Snohomish County PUD considering new technology to store extra power

Picture what the rectangular battery in your smoke detector would look like if it were a little stretched out lengthwise and 1,000 times bigger.

Picture what the rectangular battery in your smoke detector would look like if it were a little stretched out lengthwise and 1,000 times bigger.

It would be roughly the size of a ship container. Instead of powering smoke detectors, it could run TVs, heating systems, appliances and lamps in about 750 homes.

Some of these giant batteries could turn up in neighborhood electrical substations in the years to come.

The Snohomish County Public Utility District is looking into the fledgling technology as a way to store energy from renewable sources such as wind and solar power.

The juice can be socked away during peak production periods and used later when it’s needed the most.

The Legislature this year set aside up to $15 million for low-interest loans to utilities to develop pilot projects for energy storage. That money is part of a $40 million allocation for several programs to promote clean energy.

Ideally, the PUD could partner with other utilities on a project, general manager Steve Klein said.

The technology is new, expensive and there’s little standardization, he said. If the utilities can work together on a large purchase, they can influence the market and help bring the price down, Klein said.

“The more parties that participate, the better,” he said.

Utilities would be required to match the funds, said state Rep. Hans Dunshee, D-Snohomish, who helped get the money into the budget with encouragement from Gov. Jay Inslee.

“We want them to have skin in the game, too,” Dunshee said.

The money will have to be used within two years.

“If it’s successful, we’ll re-up it,” he said.

Wind and solar power ebb and flow with the weather and seasons. At times in recent years, theBonneville Power Administration, the Oregon-based federal agency that manages the power grid in the Northwest, has forced a shut-off of wind power because the system couldn’t handle the extra load.

The industry is developing ways to store that power. The Notrees Windpower Project, a large wind farm in Texas, recently installed large batteries capable of delivering 36 megawatts of electricity. That’s enough to power 27,000 homes. While that sounds impressive, some suggest that the batteries only can deliver that much energy for a relatively short period of time, perhaps only minutes.

Even so, some wind and solar power systems are now coming equipped with battery storage capacity, according to a report in Grist, an online publication.

The PUD provides electricity to Snohomish County and Camano Island. Most of the utility’s power is generated by large hydroelectric dams on the Columbia River, and that won’t change in the near future.
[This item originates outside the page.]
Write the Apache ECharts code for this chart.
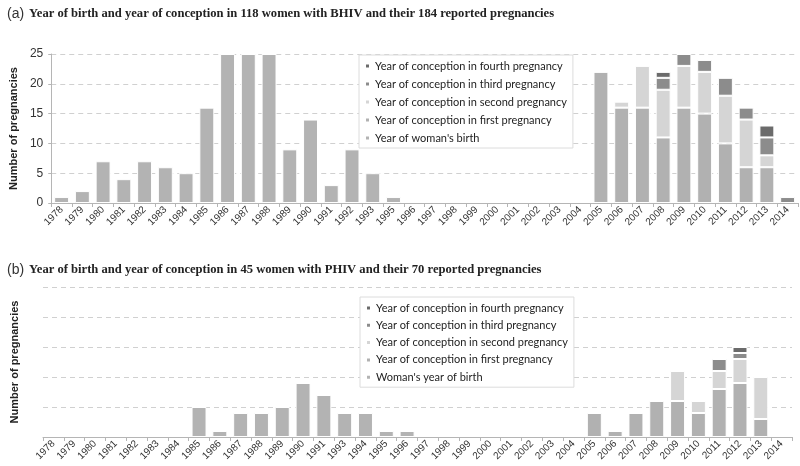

But the PUD’s percentage of electricity from wind and solar power has risen to 11.5 percent, spokesman Neil Neroutsos said — on average, enough to power 66,000 homes.

Most of that amount is purchased from wind farms in Eastern Washington and Oregon, though the number of households with solar power in the PUD’s service area has tripled in the past three years, from 100 to 300.

The PUD and all other utilities in the state are required by I-937, passed in 2006, to provide 15 percent of their power through renewable sources by 2020.

The pilot storage unit would likely be located at a substation in the southern part of Everett — possibly Merrill Creek near the Boeing plant, officials said.

Rather than a large central point of storage as with the Texas wind farm, the PUD would likely install 1 megawatt batteries — enough to power 750 homes — at different substations to keep the power close to where it will be used, Klein said.

Dunshee said being able to store the power should help utilities reduce the cost of power over the long term.

“This should make energy more affordable for folks,” he said.